Plotting code records
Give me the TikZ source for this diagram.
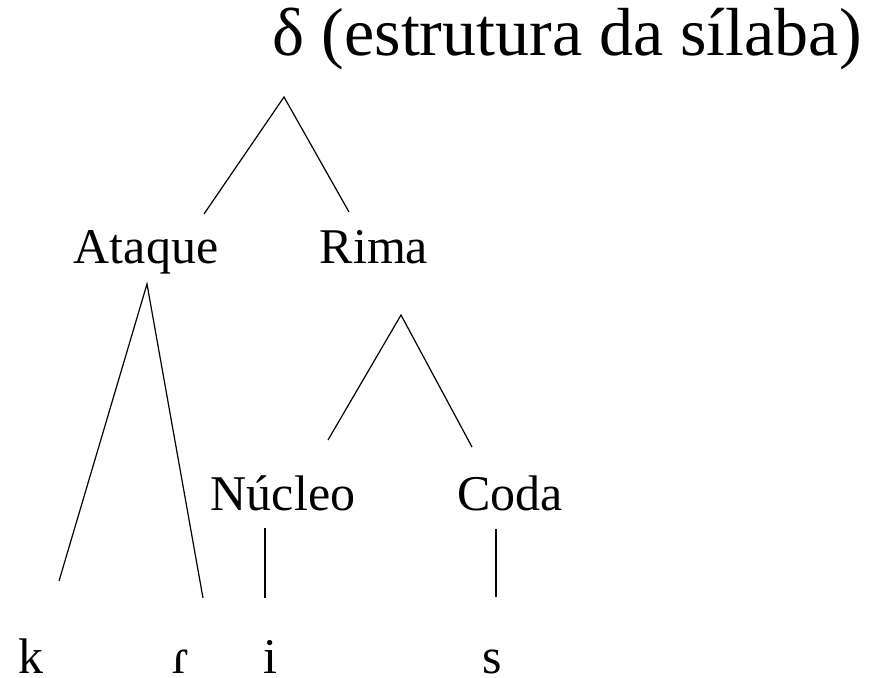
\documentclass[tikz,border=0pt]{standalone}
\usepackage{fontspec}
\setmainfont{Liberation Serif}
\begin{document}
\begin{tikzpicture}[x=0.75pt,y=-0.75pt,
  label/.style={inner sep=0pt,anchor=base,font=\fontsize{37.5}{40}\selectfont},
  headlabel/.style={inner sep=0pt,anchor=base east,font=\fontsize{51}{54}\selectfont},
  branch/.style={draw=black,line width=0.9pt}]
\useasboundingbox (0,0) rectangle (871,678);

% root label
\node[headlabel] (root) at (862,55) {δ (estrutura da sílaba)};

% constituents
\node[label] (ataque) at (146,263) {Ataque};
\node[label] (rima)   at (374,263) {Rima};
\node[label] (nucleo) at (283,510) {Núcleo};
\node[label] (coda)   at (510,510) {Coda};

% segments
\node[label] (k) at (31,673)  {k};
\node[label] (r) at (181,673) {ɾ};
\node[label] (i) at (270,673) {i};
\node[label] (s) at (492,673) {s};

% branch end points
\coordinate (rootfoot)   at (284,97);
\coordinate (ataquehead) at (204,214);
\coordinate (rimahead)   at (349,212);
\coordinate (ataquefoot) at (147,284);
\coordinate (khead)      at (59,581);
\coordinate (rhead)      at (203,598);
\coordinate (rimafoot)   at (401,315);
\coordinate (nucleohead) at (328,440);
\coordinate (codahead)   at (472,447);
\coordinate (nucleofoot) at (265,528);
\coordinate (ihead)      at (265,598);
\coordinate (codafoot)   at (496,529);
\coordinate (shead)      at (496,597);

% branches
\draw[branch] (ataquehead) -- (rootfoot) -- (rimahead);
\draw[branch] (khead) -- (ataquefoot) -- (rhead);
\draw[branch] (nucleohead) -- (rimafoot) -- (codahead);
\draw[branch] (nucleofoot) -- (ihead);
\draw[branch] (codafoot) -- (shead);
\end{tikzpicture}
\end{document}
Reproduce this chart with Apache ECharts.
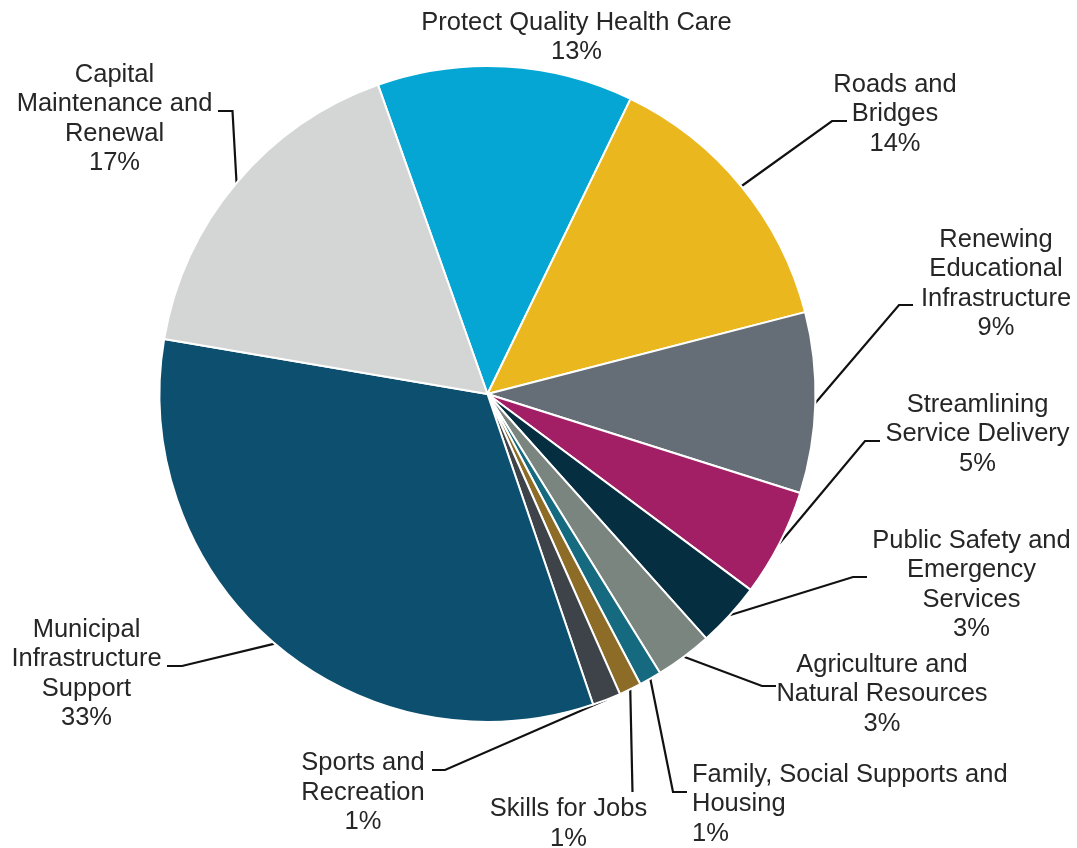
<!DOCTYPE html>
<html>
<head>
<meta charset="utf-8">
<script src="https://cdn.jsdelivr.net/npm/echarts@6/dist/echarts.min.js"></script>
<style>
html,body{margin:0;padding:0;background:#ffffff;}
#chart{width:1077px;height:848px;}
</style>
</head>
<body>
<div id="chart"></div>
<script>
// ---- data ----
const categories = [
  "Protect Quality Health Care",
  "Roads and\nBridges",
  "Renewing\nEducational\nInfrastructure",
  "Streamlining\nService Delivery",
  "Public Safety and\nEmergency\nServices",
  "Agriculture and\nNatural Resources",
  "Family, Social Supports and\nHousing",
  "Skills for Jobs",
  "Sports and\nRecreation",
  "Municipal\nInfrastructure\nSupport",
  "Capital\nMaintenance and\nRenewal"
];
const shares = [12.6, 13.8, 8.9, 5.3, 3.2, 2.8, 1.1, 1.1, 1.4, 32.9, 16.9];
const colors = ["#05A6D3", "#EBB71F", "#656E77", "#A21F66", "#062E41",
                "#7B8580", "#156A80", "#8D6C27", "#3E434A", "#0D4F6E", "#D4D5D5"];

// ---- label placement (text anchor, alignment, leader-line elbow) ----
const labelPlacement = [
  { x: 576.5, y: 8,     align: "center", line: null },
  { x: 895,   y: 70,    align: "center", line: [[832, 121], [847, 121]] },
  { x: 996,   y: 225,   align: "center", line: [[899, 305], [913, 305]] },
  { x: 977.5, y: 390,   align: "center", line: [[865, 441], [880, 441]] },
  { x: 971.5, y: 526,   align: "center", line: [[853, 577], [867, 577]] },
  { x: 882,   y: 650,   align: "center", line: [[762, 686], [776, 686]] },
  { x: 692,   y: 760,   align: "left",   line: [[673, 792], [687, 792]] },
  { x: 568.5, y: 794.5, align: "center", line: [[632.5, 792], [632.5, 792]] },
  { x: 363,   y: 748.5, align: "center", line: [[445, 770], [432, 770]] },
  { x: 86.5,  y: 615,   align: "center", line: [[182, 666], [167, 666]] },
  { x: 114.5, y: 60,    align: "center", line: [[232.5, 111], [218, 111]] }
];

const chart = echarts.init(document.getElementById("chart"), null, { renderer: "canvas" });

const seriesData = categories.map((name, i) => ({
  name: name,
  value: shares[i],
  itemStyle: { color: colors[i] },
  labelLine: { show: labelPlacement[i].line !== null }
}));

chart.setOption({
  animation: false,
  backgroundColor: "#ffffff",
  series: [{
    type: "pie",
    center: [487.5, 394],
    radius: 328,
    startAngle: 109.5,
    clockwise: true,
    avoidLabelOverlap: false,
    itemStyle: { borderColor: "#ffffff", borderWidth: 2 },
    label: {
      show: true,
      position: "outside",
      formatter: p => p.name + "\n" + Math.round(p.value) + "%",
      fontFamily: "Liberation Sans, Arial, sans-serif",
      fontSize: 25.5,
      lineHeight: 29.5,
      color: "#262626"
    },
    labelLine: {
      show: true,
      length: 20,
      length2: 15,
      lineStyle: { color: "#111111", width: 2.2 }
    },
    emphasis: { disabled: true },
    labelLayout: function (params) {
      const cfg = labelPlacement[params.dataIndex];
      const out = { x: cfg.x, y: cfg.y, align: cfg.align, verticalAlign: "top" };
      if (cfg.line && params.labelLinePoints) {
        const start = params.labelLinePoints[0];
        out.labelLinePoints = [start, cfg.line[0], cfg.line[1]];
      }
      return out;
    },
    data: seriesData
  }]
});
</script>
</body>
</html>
--
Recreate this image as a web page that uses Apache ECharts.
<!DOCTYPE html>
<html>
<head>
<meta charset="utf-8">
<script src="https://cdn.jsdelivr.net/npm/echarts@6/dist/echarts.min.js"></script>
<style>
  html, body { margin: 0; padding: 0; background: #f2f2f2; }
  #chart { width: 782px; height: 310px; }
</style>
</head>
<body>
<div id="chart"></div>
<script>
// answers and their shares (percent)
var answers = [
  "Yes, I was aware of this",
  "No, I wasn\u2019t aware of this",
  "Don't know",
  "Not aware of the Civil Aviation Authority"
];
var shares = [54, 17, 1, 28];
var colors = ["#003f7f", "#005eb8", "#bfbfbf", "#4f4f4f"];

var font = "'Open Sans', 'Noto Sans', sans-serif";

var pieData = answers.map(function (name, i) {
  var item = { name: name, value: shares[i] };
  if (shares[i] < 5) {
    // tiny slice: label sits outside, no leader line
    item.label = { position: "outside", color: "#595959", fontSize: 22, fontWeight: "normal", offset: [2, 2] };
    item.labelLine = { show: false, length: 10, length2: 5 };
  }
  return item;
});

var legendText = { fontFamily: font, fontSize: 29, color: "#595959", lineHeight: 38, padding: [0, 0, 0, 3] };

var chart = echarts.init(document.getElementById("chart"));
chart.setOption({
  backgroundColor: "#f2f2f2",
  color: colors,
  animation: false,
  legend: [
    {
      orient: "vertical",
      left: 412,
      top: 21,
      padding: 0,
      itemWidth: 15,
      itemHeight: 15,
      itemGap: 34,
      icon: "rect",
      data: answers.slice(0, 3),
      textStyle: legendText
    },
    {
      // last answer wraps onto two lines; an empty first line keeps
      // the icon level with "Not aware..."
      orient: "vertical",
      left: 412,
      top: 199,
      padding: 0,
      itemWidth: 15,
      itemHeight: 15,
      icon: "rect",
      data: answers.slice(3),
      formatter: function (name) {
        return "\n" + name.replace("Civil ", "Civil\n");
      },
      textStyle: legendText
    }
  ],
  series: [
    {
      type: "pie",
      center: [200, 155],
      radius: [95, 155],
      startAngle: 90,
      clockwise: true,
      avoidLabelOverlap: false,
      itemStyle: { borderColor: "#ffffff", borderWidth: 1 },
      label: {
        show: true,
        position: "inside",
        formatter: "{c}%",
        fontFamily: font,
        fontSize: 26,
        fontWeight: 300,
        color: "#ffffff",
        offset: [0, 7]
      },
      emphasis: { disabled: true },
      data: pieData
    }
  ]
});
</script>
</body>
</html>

-- Exercise goal --
Repeat only the lines from the one with "Give me the TikZ source for this diagram." down to the one with "(s) at (492,673)", word for word and both included, and leave the pictures out.

-- Answer for this exercise --
Give me the TikZ source for this diagram.
\documentclass[tikz,border=0pt]{standalone}
\usepackage{fontspec}
\setmainfont{Liberation Serif}
\begin{document}
\begin{tikzpicture}[x=0.75pt,y=-0.75pt,
  label/.style={inner sep=0pt,anchor=base,font=\fontsize{37.5}{40}\selectfont},
  headlabel/.style={inner sep=0pt,anchor=base east,font=\fontsize{51}{54}\selectfont},
  branch/.style={draw=black,line width=0.9pt}]
\useasboundingbox (0,0) rectangle (871,678);

% root label
\node[headlabel] (root) at (862,55) {δ (estrutura da sílaba)};

% constituents
\node[label] (ataque) at (146,263) {Ataque};
\node[label] (rima)   at (374,263) {Rima};
\node[label] (nucleo) at (283,510) {Núcleo};
\node[label] (coda)   at (510,510) {Coda};

% segments
\node[label] (k) at (31,673)  {k};
\node[label] (r) at (181,673) {ɾ};
\node[label] (i) at (270,673) {i};
\node[label] (s) at (492,673) {s};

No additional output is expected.